Fixes: 71a5bb153be104 ("nvme: ensure disabling pairs with unquiesce")
Reported-by: Dhankaran Singh Ajravat <dhankaran@meta.com>
Signed-off-by: Keith Busch <kbusch@kernel.org>
---
drivers/nvme/host/pci.c | 2 +-
1 file changed, 1 insertion(+), 1 deletion(-)
diff --git a/drivers/nvme/host/pci.c b/drivers/nvme/host/pci.c
index b178d52eac1b7..c9e2a5450bc0f 100644
--- a/drivers/nvme/host/pci.c
+++ b/drivers/nvme/host/pci.c
@@ -3575,7 +3575,7 @@ static pci_ers_result_t nvme_slot_reset(struct pci_dev *pdev)
dev_info(dev->ctrl.device, "restart after slot reset\n");
pci_restore_state(pdev);
- if (!nvme_try_sched_reset(&dev->ctrl))
+ if (nvme_try_sched_reset(&dev->ctrl))
nvme_unquiesce_io_queues(&dev->ctrl);
return PCI_ERS_RESULT_RECOVERED;
}
--
2.47.1
^ permalink raw reply related [flat|nested] 6+ messages in thread
* Re: [PATCH] nvme-pci: fix queue unquiesce check on slot_reset
2025-04-24 17:18 [PATCH] nvme-pci: fix queue unquiesce check on slot_reset Keith Busch
@ 2025-04-25 13:19 ` Christoph Hellwig
2025-04-25 14:33 ` Keith Busch
2025-04-29 13:10 ` Christoph Hellwig
1 sibling, 1 reply; 6+ messages in thread
From: Christoph Hellwig @ 2025-04-25 13:19 UTC (permalink / raw)
To: Keith Busch; +Cc: linux-nvme, hch, Keith Busch, Dhankaran Singh Ajravat
On Thu, Apr 24, 2025 at 10:18:01AM -0700, Keith Busch wrote:
> From: Keith Busch <kbusch@kernel.org>
>
> A zero return means the reset was successfully scheduled.
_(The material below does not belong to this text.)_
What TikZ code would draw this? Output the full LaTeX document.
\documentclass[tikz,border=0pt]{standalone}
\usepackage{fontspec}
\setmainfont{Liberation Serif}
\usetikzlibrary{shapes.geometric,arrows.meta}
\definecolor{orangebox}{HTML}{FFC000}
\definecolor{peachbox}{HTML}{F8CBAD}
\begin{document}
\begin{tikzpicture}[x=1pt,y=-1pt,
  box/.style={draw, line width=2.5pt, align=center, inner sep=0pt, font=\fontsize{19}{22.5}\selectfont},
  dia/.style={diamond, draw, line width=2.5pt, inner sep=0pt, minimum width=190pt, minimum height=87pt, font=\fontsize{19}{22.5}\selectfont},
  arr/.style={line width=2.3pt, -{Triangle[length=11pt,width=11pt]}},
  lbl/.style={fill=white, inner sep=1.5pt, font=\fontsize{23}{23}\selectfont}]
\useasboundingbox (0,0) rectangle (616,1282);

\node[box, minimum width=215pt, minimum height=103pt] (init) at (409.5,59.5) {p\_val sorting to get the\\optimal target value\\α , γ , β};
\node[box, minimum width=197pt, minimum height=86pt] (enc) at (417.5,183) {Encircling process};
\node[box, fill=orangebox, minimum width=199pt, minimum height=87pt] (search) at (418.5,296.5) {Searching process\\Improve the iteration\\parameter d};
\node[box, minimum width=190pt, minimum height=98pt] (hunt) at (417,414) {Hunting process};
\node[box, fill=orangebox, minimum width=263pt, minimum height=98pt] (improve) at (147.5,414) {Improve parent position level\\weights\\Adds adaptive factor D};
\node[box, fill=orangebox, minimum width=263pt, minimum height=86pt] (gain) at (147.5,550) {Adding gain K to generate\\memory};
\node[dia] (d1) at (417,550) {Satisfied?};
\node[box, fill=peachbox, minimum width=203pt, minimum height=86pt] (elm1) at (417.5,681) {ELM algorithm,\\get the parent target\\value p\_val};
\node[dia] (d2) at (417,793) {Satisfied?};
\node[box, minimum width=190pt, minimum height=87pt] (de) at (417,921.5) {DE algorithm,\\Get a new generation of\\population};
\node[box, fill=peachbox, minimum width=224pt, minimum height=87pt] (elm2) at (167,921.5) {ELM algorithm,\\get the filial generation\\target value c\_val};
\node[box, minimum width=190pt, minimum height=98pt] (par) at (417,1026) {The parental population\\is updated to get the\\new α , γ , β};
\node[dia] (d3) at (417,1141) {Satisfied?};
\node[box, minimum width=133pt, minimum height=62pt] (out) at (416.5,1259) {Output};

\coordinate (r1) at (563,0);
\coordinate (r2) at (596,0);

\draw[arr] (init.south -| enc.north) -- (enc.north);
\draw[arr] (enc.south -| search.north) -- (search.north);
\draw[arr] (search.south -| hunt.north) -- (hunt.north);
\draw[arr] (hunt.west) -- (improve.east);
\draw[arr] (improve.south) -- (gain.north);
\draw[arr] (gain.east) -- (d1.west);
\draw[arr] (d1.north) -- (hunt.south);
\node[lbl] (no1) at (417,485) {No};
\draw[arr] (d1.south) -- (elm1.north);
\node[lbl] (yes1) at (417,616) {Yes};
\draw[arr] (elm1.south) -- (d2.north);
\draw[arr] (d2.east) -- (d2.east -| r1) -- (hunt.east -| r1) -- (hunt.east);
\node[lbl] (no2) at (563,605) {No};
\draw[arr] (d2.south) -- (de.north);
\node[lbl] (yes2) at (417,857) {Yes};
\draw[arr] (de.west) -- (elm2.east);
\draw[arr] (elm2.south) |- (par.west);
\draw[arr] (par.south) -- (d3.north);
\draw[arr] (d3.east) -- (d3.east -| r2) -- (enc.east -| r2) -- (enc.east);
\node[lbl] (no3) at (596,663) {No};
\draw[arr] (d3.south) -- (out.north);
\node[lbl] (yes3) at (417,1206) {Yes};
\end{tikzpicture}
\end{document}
We don't want
> to unquiesce the queues while the reset_work is pending, as that will
> just flush out requeued requests to a failed completion.
>
> Fixes: 71a5bb153be104 ("nvme: ensure disabling pairs with unquiesce")
Sounds like this code path isn't get teste all the much if this stuck
around for so long..
^ permalink raw reply [flat|nested] 6+ messages in thread
* Re: [PATCH] nvme-pci: fix queue unquiesce check on slot_reset
2025-04-25 13:19 ` Christoph Hellwig
@ 2025-04-25 14:33 ` Keith Busch
2025-04-28 15:22 ` Keith Busch
0 siblings, 1 reply; 6+ messages in thread
From: Keith Busch @ 2025-04-25 14:33 UTC (permalink / raw)
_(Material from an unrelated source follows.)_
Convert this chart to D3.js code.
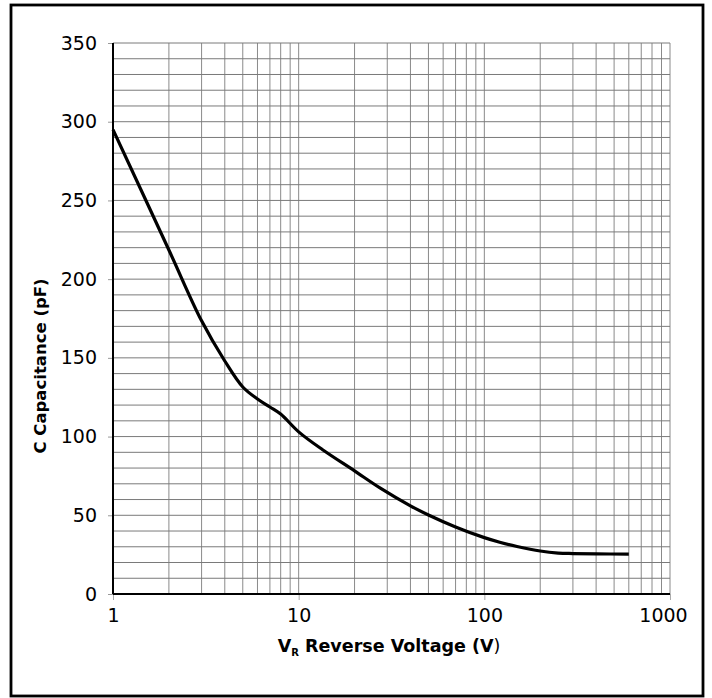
<!DOCTYPE html>
<html>
<head>
<meta charset="utf-8">
<script src="https://cdn.jsdelivr.net/npm/d3@7"></script>
<style>
html,body{margin:0;padding:0;background:#fff;}
svg{display:block;}
</style>
</head>
<body>
<svg id="chart" width="712" height="698"></svg>
<script>
// Data
const voltage = [1, 2, 3, 4, 5, 6, 7, 8, 10, 13.4, 20, 27.4, 40, 50, 70, 100, 121, 150, 200, 250, 300, 400, 600];
const capacitance = [295, 218.5, 173.5, 148, 131.5, 123.9, 118.8, 114.3, 103, 91.8, 78.2, 67.4, 56, 50.2, 42.6, 35.8, 32.9, 30.2, 27.3, 26, 25.7, 25.5, 25.3];
const xTickValues = [1, 10, 100, 1000];
const xTickLabels = ["1", "10", "100", "1000"];
const yTickValues = [0, 50, 100, 150, 200, 250, 300, 350];
const yTitle = "C Capacitance (pF)";
const xTitleMain = "V";
const xTitleSub = "R";
const xTitleRest = " Reverse Voltage (V";
const xTitleEnd = ")";

const svg = d3.select("#chart");
const plot = {left: 113, right: 670, top: 43, bottom: 594};
const font = "'DejaVu Sans', Verdana, sans-serif";

// outer frame
svg.append("rect").attr("x", 11).attr("y", 5).attr("width", 692).attr("height", 691)
  .attr("fill", "#fff").attr("stroke", "#000").attr("stroke-width", 2.8);

const x = d3.scaleLog().domain([1, 1000]).range([plot.left, plot.right]);
const y = d3.scaleLinear().domain([0, 350]).range([plot.bottom, plot.top]);

// grid: vertical lines at every 1..9 per decade, horizontal every 10 pF
const xGrid = [];
for (let d = 1; d <= 100; d *= 10) for (let m = 1; m <= 9; m++) xGrid.push(d * m);
xGrid.push(1000);
const yGrid = d3.range(0, 351, 10);

const g = svg.append("g");
g.selectAll("line.vg").data(xGrid.filter(v => v > 1)).enter().append("line")
  .attr("x1", d => x(d)).attr("x2", d => x(d))
  .attr("y1", plot.top).attr("y2", plot.bottom)
  .attr("stroke", "#8a8a8a").attr("stroke-width", 1);
g.selectAll("line.hg").data(yGrid.filter(v => v > 0)).enter().append("line")
  .attr("x1", plot.left).attr("x2", plot.right)
  .attr("y1", d => y(d)).attr("y2", d => y(d))
  .attr("stroke", "#7a7a7a").attr("stroke-width", 1);

// axes
const yAxis = d3.axisLeft(y).tickValues(yTickValues).tickSize(5).tickPadding(11);
const ya = svg.append("g").attr("transform", `translate(${plot.left},0)`).call(yAxis);
ya.select(".domain").remove();
ya.selectAll(".tick line").attr("stroke", "#999");
ya.selectAll(".tick text").attr("font-family", font).attr("font-size", 19).attr("fill", "#000");

const xAxis = d3.axisBottom(x).tickValues(xTickValues).tickFormat((d, i) => xTickLabels[i]).tickSize(6).tickPadding(9);
const xa = svg.append("g").attr("transform", `translate(0,${plot.bottom})`).call(xAxis);
xa.select(".domain").remove();
xa.selectAll(".tick line").attr("stroke", "#aaa");
xa.selectAll(".tick text").attr("font-family", font).attr("font-size", 19).attr("fill", "#000")
  .attr("dx", (d) => d === 1000 ? -7 : 0);

// axis lines (left & bottom black)
svg.append("line").attr("x1", plot.left).attr("x2", plot.left).attr("y1", plot.top).attr("y2", plot.bottom)
  .attr("stroke", "#000").attr("stroke-width", 2);
svg.append("line").attr("x1", plot.left).attr("x2", plot.right).attr("y1", plot.bottom).attr("y2", plot.bottom)
  .attr("stroke", "#000").attr("stroke-width", 2);

// curve
const data = voltage.map((v, i) => ({v, c: capacitance[i]}));
const line = d3.line().x(d => x(d.v)).y(d => y(d.c)).curve(d3.curveCatmullRom.alpha(0.5));
svg.append("path").datum(data).attr("d", line)
  .attr("fill", "none").attr("stroke", "#000").attr("stroke-width", 3.2)
  .attr("stroke-linejoin", "round").attr("stroke-linecap", "butt");

// titles
svg.append("text")
  .attr("transform", `translate(46,366) rotate(-90)`)
  .attr("text-anchor", "middle")
  .attr("font-family", font).attr("font-size", 16.5).attr("font-weight", "bold")
  .text(yTitle);

const xt = svg.append("text").attr("x", 389).attr("y", 652)
  .attr("text-anchor", "middle")
  .attr("font-family", font).attr("font-size", 17.5).attr("font-weight", "bold");
xt.append("tspan").text(xTitleMain);
xt.append("tspan").attr("font-size", 10).attr("dy", 4).text(xTitleSub);
xt.append("tspan").attr("dy", -4).text(xTitleRest);
xt.append("tspan").attr("font-weight", "normal").text(xTitleEnd);
</script>
</body>
</html>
To: Christoph Hellwig; +Cc: Keith Busch, linux-nvme, Dhankaran Singh Ajravat
On Fri, Apr 25, 2025 at 03:19:35PM +0200, Christoph Hellwig wrote:
> On Thu, Apr 24, 2025 at 10:18:01AM -0700, Keith Busch wrote:
> > From: Keith Busch <kbusch@kernel.org>
> >
> > A zero return means the reset was successfully scheduled. We don't want
> > to unquiesce the queues while the reset_work is pending, as that will
> > just flush out requeued requests to a failed completion.
> >
> > Fixes: 71a5bb153be104 ("nvme: ensure disabling pairs with unquiesce")
>
> Sounds like this code path isn't get teste all the much if this stuck
> around for so long..
The conditions that trigger pcie errors were the primary concern. Of
course you'll get IO errors, right? The pcie connection is flakey! But
we are supposed retry IO's after recovery, which we weren't doing, and
that was a secondary concern I embaressingly overlooked for many
reports.
^ permalink raw reply [flat|nested] 6+ messages in thread
* Re: [PATCH] nvme-pci: fix queue unquiesce check on slot_reset
2025-04-25 14:33 ` Keith Busch
@ 2025-04-28 15:22 ` Keith Busch
2025-04-29 12:13 ` Christoph Hellwig
0 siblings, 1 reply; 6+ messages in thread
From: Keith Busch @ 2025-04-28 15:22 UTC (permalink / raw)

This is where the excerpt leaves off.